The Vice President at Dangote Industries Limited, Devakumar Edwin, also mentioned that the national oil company is prepared to purchase its products exclusively to meet local demands.

“We are testing the product (gasoline) and subsequently it will start flowing into the product tanks.

“If no one is buying it, we will export it as we have been exporting our aviation jet fuel and diesel,” Edwin said.

He, however, did not mention when the product will hit the market.

NNPC faces supply challenges
Nairametrics previously reported that NNPC Limited has acknowledged its debt to international oil traders, which has significantly contributed to the shortage of fuel supply to local marketers.

Recent reports indicate that NNPC owes these traders approximately $6 billion in subsidy obligations, leading the traders to halt the supply of imported petrol to the national oil company.

Although NNPC initially denied these claims, the company later admitted that its outstanding debts to suppliers have been a major factor behind the ongoing fuel scarcity across the country.

“NNPC Ltd. has acknowledged recent reports in national newspapers regarding the company’s significant debt to petrol suppliers. This financial strain has placed considerable pressure on the Company and poses a threat to the sustainability of fuel supply.

“In line with the Petroleum Industry Act (PIA), NNPC Ltd. Remains dedicated to its role as the supplier of last resort, ensuring national energy security. We are actively collaborating with relevant government agencies and other stakeholders to maintain a consistent supply of petroleum products nationwide,” NNPC said.

What this means
The recent announcement that the national oil company will become the exclusive buyer of petrol from the Dangote refinery could provide much-needed relief to NNPC, which is currently grappling with its international obligations to oil traders.

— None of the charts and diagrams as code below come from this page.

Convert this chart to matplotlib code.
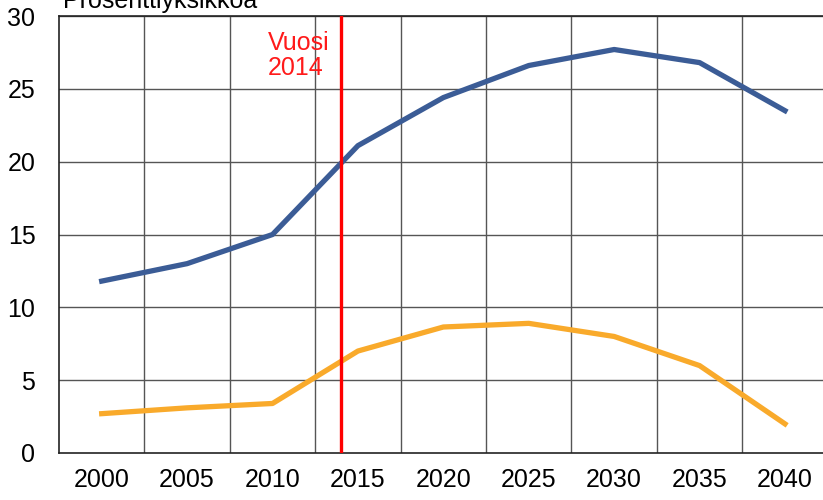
import matplotlib
matplotlib.use("Agg")
import matplotlib.pyplot as plt

plt.rcParams['font.family'] = ['Liberation Sans', 'DejaVu Sans']

# data
years = ['2000', '2005', '2010', '2015', '2020', '2025', '2030', '2035', '2040']
blue_series = [11.8, 13.0, 15.0, 21.1, 24.4, 26.6, 27.7, 26.8, 23.5]
orange_series = [2.7, 3.1, 3.4, 7.0, 8.65, 8.9, 8.0, 6.0, 2.0]
yticks = [0, 5, 10, 15, 20, 25, 30]
marker_year = 2014

fig = plt.figure(figsize=(8.23, 5), dpi=100)
ax = fig.add_axes([0.0717, 0.094, 0.934, 0.874])

x = list(range(len(years)))
ax.plot(x, blue_series, color='#3B5C96', lw=3.8, solid_joinstyle='round', zorder=3)
ax.plot(x, orange_series, color='#F9AA2B', lw=3.8, solid_joinstyle='round', zorder=3)

# red line for 2014 (category axis, 5 years per step)
xr = (marker_year - 2000) / 5
ax.axvline(xr, color='#FF0000', lw=2.4, zorder=4)
ax.text(xr - 0.86, 28.95, 'Vuosi\n2014', color='#FF1A1A', fontsize=18,
        va='top', ha='left', linespacing=1.05)

ax.set_xlim(-0.5, len(years) - 0.5)
ax.set_ylim(0, 30)
ax.set_yticks(yticks)
ax.set_xticks(x)
ax.set_xticklabels(years)

# grid lines between categories
for b in range(len(years)):
    ax.axvline(b + 0.5, color='#555555', lw=1.0, zorder=1)
for yt in yticks[1:]:
    ax.axhline(yt, color='#555555', lw=1.0, zorder=1)

for s in ['left', 'bottom', 'top']:
    ax.spines[s].set_color('#222222')
    ax.spines[s].set_linewidth(1.2)
ax.spines['right'].set_visible(False)

ax.tick_params(axis='both', length=0, labelsize=18)
ax.tick_params(axis='y', pad=17)
ax.tick_params(axis='x', pad=11)

fig.text(63 / 823, 1 - 8 / 500, 'Prosenttiyksikköa', fontsize=18, va='baseline', ha='left')

fig.savefig('out.png', dpi=100)
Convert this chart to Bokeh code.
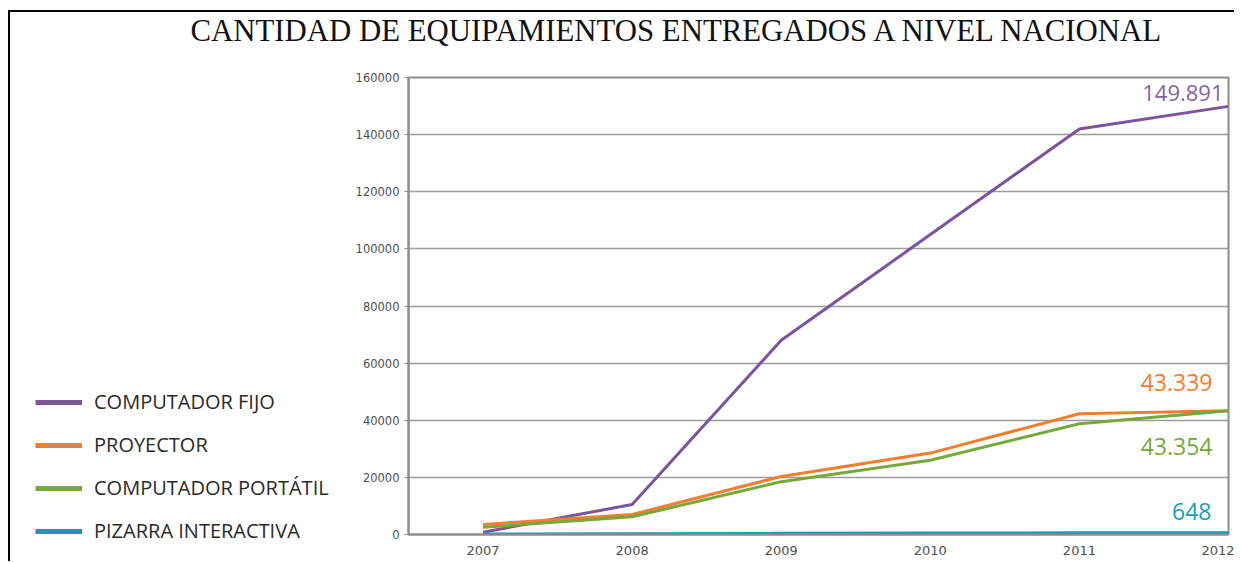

If the Dangote refinery exclusively supplies NNPC, it would significantly lower importation and logistics costs, allowing local marketers to purchase petrol from NNPC at a reduced price.

This arrangement could also address the persistent fuel scarcity that has plagued the country for over a month, with little progress made by the national oil company.

With the capacity to meet domestic demand and export to other African countries, the Dangote refinery is poised to play a crucial role in stabilizing Nigeria’s fuel supply.

Additionally, the Federal Executive Council has recently approved the sale of crude oil to the Dangote refinery in local currency, on the condition that the refinery will sell processed petrol to the country in the same currency.

These developments are anticipated to contribute to a lasting solution to Nigeria’s ongoing fuel scarcity.